Política não beneficia quem precisa de moradia em São Paulo
O Decreto n. 62.876, assinado pelo prefeito Ricardo Nunes no último dia 27, vai além dos incentivos fiscais, tributários e urbanísticos inicialmente concedidos pelo Requalifica Centro. A prefeitura vai fazer uma transferência direta de receita para as empresas qualificadas – algo inédito.
Temos estudo financeiro para subsidiar esse incentivo? Não. Temos dados para desenhar a subvenção com os outros incentivos que já existem? Não. Temos critérios mal desenhados para atribuição de recursos públicos no decreto? Opa, se temos.
O texto, a princípio, parece bem intencionado. O artigo 33º destina porcentagens específicas do montante de R$ 1 bilhão para habitação de interesse social, conhecida pela sigla “HIS”. Em outras palavras, a concessão da subvenção estaria, à primeira vista, atrelada a uma contrapartida pública: para receber grande parte dos recursos previstos na política, o agente privado teria que produzir unidades para vender para famílias de faixas de renda mais baixas. E, veja, as unidades são vendidas e a incorporadora lucra com sua venda. Não há qualquer tipo de exigência exorbitante aqui. Mas há problemas.

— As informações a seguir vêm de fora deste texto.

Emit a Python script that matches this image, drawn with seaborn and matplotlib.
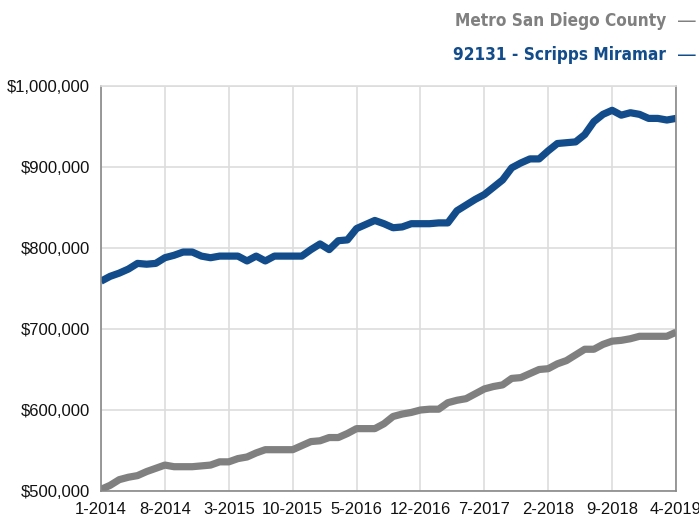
import matplotlib
matplotlib.use("Agg")
import matplotlib.pyplot as plt
import seaborn as sns
import pandas as pd
import numpy as np

tick_labels = ["1-2014", "8-2014", "3-2015", "10-2015", "5-2016", "12-2016",
               "7-2017", "2-2018", "9-2018", "4-2019"]

scripps = [759, 765, 769, 774, 781, 780, 781, 788, 791, 795, 795, 790,
           788, 790, 790, 790, 784, 790, 784, 790, 790, 790, 790, 798,
           805, 798, 809, 810, 824, 829, 834, 830, 825, 826, 830, 830,
           830, 831, 831, 846, 853, 860, 866, 875, 884, 899, 905, 910,
           910, 920, 929, 930, 931, 940, 956, 965, 970, 964, 967, 965,
           960, 960, 958, 960]

metro = [502, 507, 514, 517, 519, 524, 528, 532, 530, 530, 530, 531,
         532, 536, 536, 540, 542, 547, 551, 551, 551, 551, 556, 561,
         562, 566, 566, 571, 577, 577, 577, 583, 592, 595, 597, 600,
         601, 601, 609, 612, 614, 620, 626, 629, 631, 639, 640, 645,
         650, 651, 657, 661, 668, 675, 675, 681, 685, 686, 688, 691,
         691, 691, 691, 696]

series_names = ["Metro San Diego County", "92131 - Scripps Miramar"]
colors = {"Metro San Diego County": "#808080", "92131 - Scripps Miramar": "#124c8a"}

n = len(scripps)
df = pd.DataFrame({
    "month": list(range(n)) * 2,
    "value": [v * 1000 for v in metro] + [v * 1000 for v in scripps],
    "series": [series_names[0]] * n + [series_names[1]] * n,
})

sns.set_style("white")
plt.rcParams["font.family"] = ["Liberation Sans", "DejaVu Sans"]

fig = plt.figure(figsize=(6.99, 5.20), dpi=100)
ax = fig.add_axes([101 / 699, 1 - 491 / 520, 575 / 699, 405 / 520])

sns.lineplot(data=df, x="month", y="value", hue="series", palette=colors,
             linewidth=5.2, ax=ax, legend=False, solid_capstyle="butt")

ax.set_xlim(0, n - 1)
ax.set_ylim(500000, 1000000)
ax.set_xticks(range(0, n, 7))
ax.set_xticklabels(tick_labels, fontsize=12)
yt = [500000, 600000, 700000, 800000, 900000, 1000000]
ax.set_yticks(yt)
ax.set_yticklabels([f"${v:,.0f}" for v in yt], fontsize=12)
ax.set_xlabel("")
ax.set_ylabel("")

ax.grid(True, color="#dddddd", linewidth=1.2)
ax.set_axisbelow(True)
for s in ["left", "bottom", "right"]:
    ax.spines[s].set_color("#888888")
    ax.spines[s].set_linewidth(1.2)
ax.spines["top"].set_color("#dddddd")
ax.spines["top"].set_linewidth(1.2)
ax.tick_params(axis="x", length=5, width=1, color="#888888", pad=3, labelcolor="#111111")
ax.tick_params(axis="y", length=0, pad=8, labelcolor="#111111")

for label, yc, col in [(series_names[0], 21, "#808080"), (series_names[1], 55, "#124c8a")]:
    fig.text(666 / 699, 1 - yc / 520, label, ha="right", va="center",
             fontweight="bold", color=col, family=["DejaVu Sans"],
             fontsize=12.3, fontstretch="condensed")
    fig.text(697 / 699, 1 - yc / 520, "—", ha="right", va="center",
             fontweight="normal", color=col, family=["DejaVu Sans"], fontsize=14)

fig.savefig("out.png", dpi=100)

O plano diretor de 2014 estabeleceu duas categorias de HIS com base em faixas de renda. A HIS1 é destinada às famílias mais pobres, que compõem o núcleo duro do nosso déficit habitacional, com rendimentos de zero a três salários mínimos, e a HIS2, de três a seis salários mínimos. O decreto determina que 30% dos recursos serão destinados a projetos de HIS1 e outros 30% para HIS2. Seriam, portanto, R$ 600 milhões para habitação de interesse social. Mas o desenho é impreciso e pode fazer com que esse objetivo não seja atingido.
Quando se fala em “projetos de HIS1”, são “algumas unidades de HIS1” ou um empreendimento inteiro destinado a HIS1? Vejam, dificilmente empreendimentos tão caros serão inteiramente destinados a HIS1 ou mesmo a HIS2. Serão misturados com outras unidades, até porque prédios antigos costumam ter plantas maiores de apartamento e, portanto, mais caras. Então essa formulação pode significar, na prática, que apenas uma parcela de suas unidades terão destinação social. Em qual proporção? Não sabemos.
Além disso, o parágrafo quarto do artigo 33 estabelece que os percentuais podem mudar “no caso de insuficiência dos recursos disponíveis para uma ou mais categorias”. Então, se faltar recurso para, por exemplo, imóveis residenciais sem destinação social, será possível realocar verbas que seriam destinadas à habitação de interesse social? E se nenhum agente privado apresentar projetos com HIS, os critérios mudam simplesmente? Outro problema é a possibilidade de alcançar pontuação elevada ao renovar um imóvel tombado, que não necessariamente atende a qualquer categoria de habitação social.
Há outras questões no novo decreto. A contrapartida da subvenção é apenas colocar uma placa com o logo da prefeitura. A não alteração de uso pelo período de 10 anos é entendida como contrapartida, quando é só o básico da política – como o propósito é requalificar edifícios com alteração de uso, não faria qualquer sentido que o agente privado pudesse usufruir dos benefícios e alterar o uso do empreendimento, de maneira distinta da que foi apresentada no projeto.
É ótimo que os imóveis ociosos no centro de São Paulo deixem de ser ociosos. Quanto a isso, não há nenhuma dúvida. Mas que o município destine dinheiro público na casa dos nove dígitos sem o mínimo de contrapartida pública é – para repetir o sentimento que permeia todo este texto – escandaloso.